Diese Vereinigung will mithelfen, wieder jene Werte ins Bewußtsein zu rücken, deren Verdrängung bewirkt hat, daß viele unserer Mitbürger zu ihrem eigenen Schaden von Mal zu Mal den Wahlen in die gesetzgebenden Organe fernbleiben. Der bisher ungeschriebene Zweckparagraph der „Aktion für Österreich“ müßte lauten:

„Politische Abstinenz ist die gefährlichste Krankheit in einer Demokratie. Wer nicht mitbestimmt, darf sich nicht beklagen, wenn andere über ihn bestimmen. Es ist Aufgabe der Vereinigung, dazu beizutragen, daß die Nichtwähler erkennen, warum sie ihre demokratischen Rechte ausüben müssen.“

Die „Aktion für Österreich“ ist nicht vereinfachend als „antisozialistisch“ zu etikettieren. Das wäre einerseits zuviel und andererseits zuwenig. Zuviel: sie will das Bewußtsein für die existenziellen Dinge des Menschen schärfen.

Auch bei sozialistischen Parteigängern und bisherigen Wählern.

Zuwenig: sie hat nicht die Absicht, sich in der Negation zu erschöpfen. Sie hat eine positive Zielsetzung. Sie ist für ein Österreich, in dem umwandelbare Werte die jeweilige Gestaltung der sozialen Gegebenheiten und Beziehungen prägen.

So lächerlich das klingen mag: in diesem Lande muß wieder ein Klima geschaffen werden, in dem Anständigkeit, Benehmen, Ehrgefühl, Verantwortung, Leistung, Ehrlichkeit, Achtung vor dem anderen und Selbstdisziplin der Maßstab sind und nicht als Dummheit oder als Schande angesehen werden.

Die Jugend ist weitgehend nicht bereit, sich politisch zu engagieren. Eine Parteienverdrossenheit wird immer wieder diagnostiziert.

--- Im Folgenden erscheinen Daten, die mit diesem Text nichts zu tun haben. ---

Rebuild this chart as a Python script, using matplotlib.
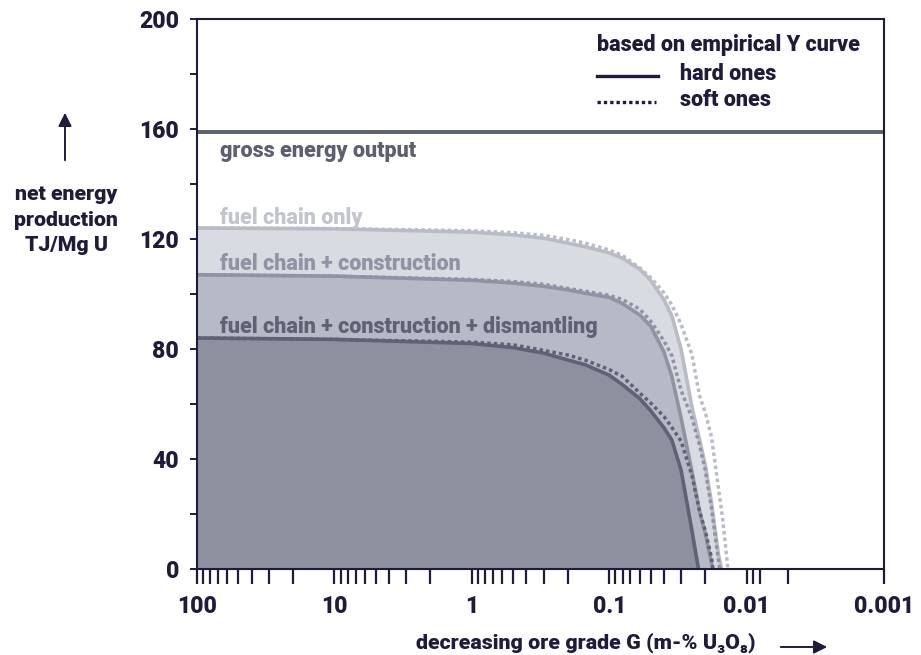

Das Image der Politiker ist denkbar schlecht.

Eingedenk unserer Geschichte und angesichts der beklagenswerten Situation, in der sich viele europäische Völker heute befinden, müßte aber alles unternommen werden, um einer solchen Einstellung entgegenzuwirken.

Dazu ist es notwendig, einen Minimalkonsens hinsichtlich der unserer Rechtsordnung vorangehenden Grundwerte zu erzielen. Das Bewahren dieser unwandelbaren Werte für das Zusammenleben der menschlichen Gemeinschaft und für den Schutz des Einzelmenschen ist ein Anliegen der „Aktion für Österreich“.

Es ist dem Grunde nach unerheblich, ob diese Werte von einem totalitären Regime oder von einer hauchdünnen Parlamentsmehrheit mit Füßen getreten werden. Wir müssen wieder unsere Geschichte kennenlernen, dann werden wir viel leichter die Bedeutung unseres alten Wertesystems erkennen. Wir werden aus der Geschichte die Kraft gewinnen, die jeweilige gesellschaftliche Wirklichkeit reformatorisch zu gestalten.